Wednesday, October 15, 2008

Hello Wasilla

If you can't do the story first, do it better.

New York Magazine has come out with one of the most interesting and exhausting survey's of Sarah Palin's hometown of Wasilla. The piece also includes stellar photography from Eamon Mac Mahon.

On Palin's newfound celebrity status:
"But there’s never been a year like this, not since Charlie Chaplin ate his shoe during the Gold Rush, at least. How often does a nearly unknown former mayor of a nowhere town like Wasilla (pop. 9,780)—suddenly, surreally, a potential single unsteady type-A heartbeat away from the same job once held by George Washington—get more than 70 million people to tune in to watch her on TV? It wasn’t Biden’s hair-plugs they wanted to see. In the most phantasmagorical election in decades, Sarah Palin was the star, breaking through the bubba barrier to become the most ferociously tabloid candidate in the history of the republic."

On Alaskan oil wealth:
"Things have been so flush that Palin was able to add $1,200 to everyone’s PFD check. That is the state’s Permanent Fund Dividend, the yearly payment from the vast publicly owned account holding the state’s oil revenues. For Alaskans, an exceedingly high percentage of whom work for the government they demand get off their backs, the deal is good. Everyone who meets the residence requirement gets a PFD check, which means should you be a Russian immigrant with, say, thirteen children, this year you would have garnered $3,269 (with Palin’s extra $1,200) per family member, or something like $50,000 simply for living here... as chief executive of a semi-socialist petrochemical-rich state, Sarah Palin has a lot in common with those twin bogeymen Hugo Chávez and the hated Ahmadinejad, may the Lord consign him to hydrocarbon fires of hell."

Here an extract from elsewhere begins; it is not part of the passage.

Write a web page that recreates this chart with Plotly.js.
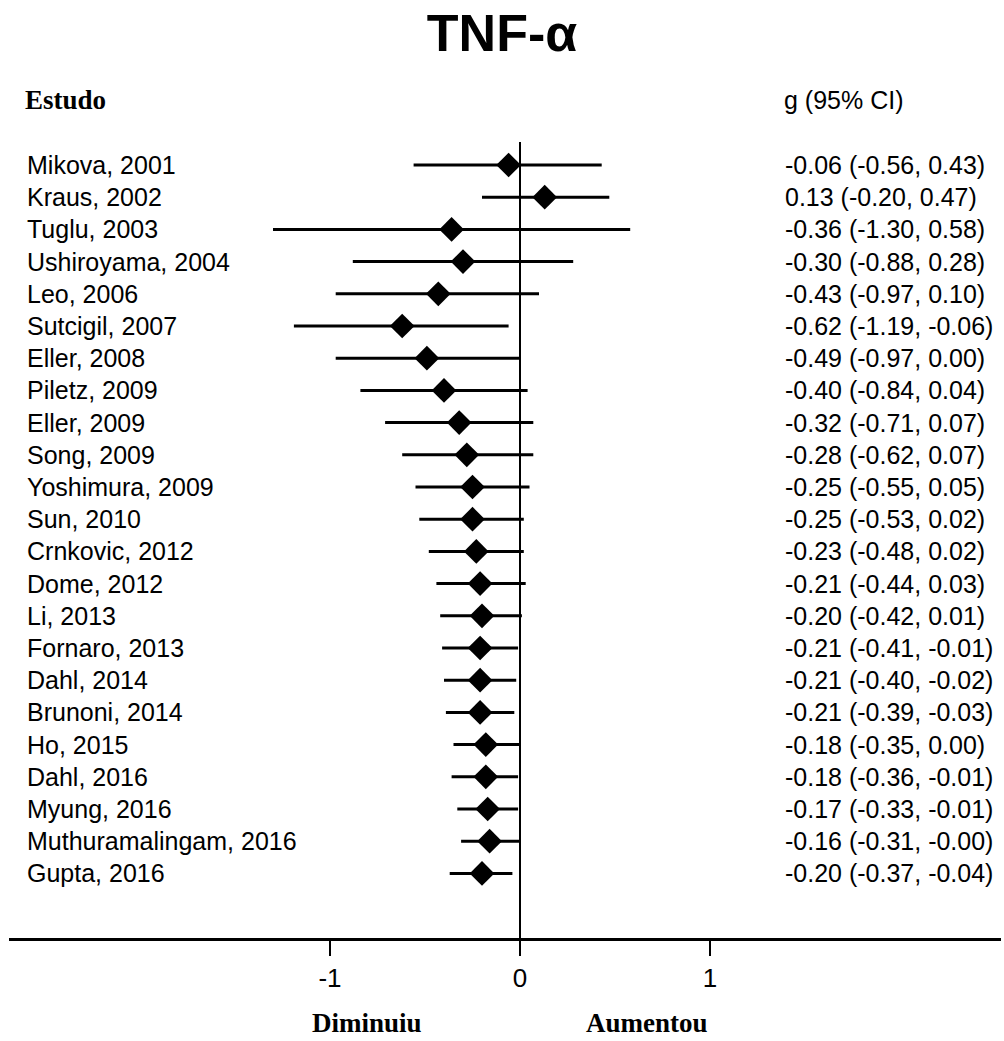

On Wasilla's progression from small town to strip mall:
"You ride inspired through the mountains and hay flats outside Palmer, then there you are: in Wasilla, where the Parks Highway is lined with almost every fast-food franchise and big-box store known to man. Pizza Hut, Carl’s Jr., Arby’s, Burger King, Subway, Taco Bell, Mickey D’s—they’re all here, neon etched against the foothills, this awesome array of American corporate cuisine, right beside Wal-Mart, Lowe’s, Home Depot, and Fred Meyer."